Bowen Yang didn’t break first, but he was the cast member least able to handle the cascade of giggles that caused yesterday’s final Saturday Night Live sketch of the night to lose total control. Partway through “Lisa from Temecula,” a bit about a woman named Lisa (played by Ego Nwodim) aggressively carving up her “extra-extra-well-done” steak, Yang cracked up, throwing down his prop fork. The host, Pedro Pascal, was already chortling through his lines, as were Nwodim, Devon Walker, and Punkie Johnson. Pascal never finished his last sentence before the segment ended.

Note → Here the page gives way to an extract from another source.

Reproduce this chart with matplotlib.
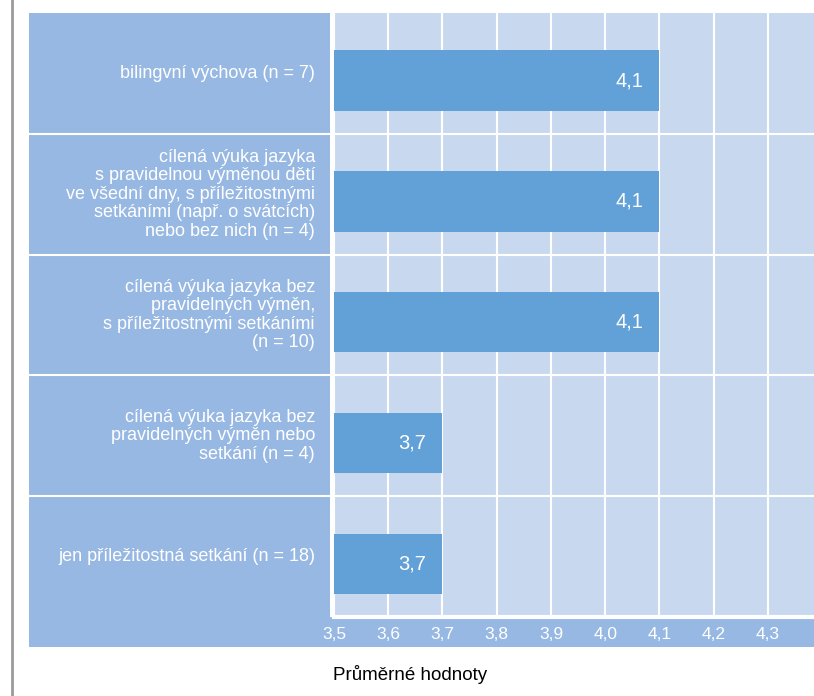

It was the kind of sketch I replayed as soon as I could, not because it was overwhelmingly funny but because the cast’s fumbles and the audience’s hollering felt brilliantly spontaneous. I noticed Molly Kearney apparently fighting the urge to break by staring intensely at nothing; Nwodim stepping onto Pascal’s leg while sawing her meat after she accidentally knocked over her chair; Yang helplessly signaling the crew for the sketch to wrap up. “Lisa from Temecula” follows in the footsteps of “Debbie Downer” and “Girlfriends Game Night,” sketches that hinged on a simple premise—the former, a visit to Disney World with a naysayer; the latter, a hangout that goes wrong when a woman brings her husband. In such sketches, the jokes aren’t the most compelling part. The cast and audience’s pure, chaotic enjoyment of them is.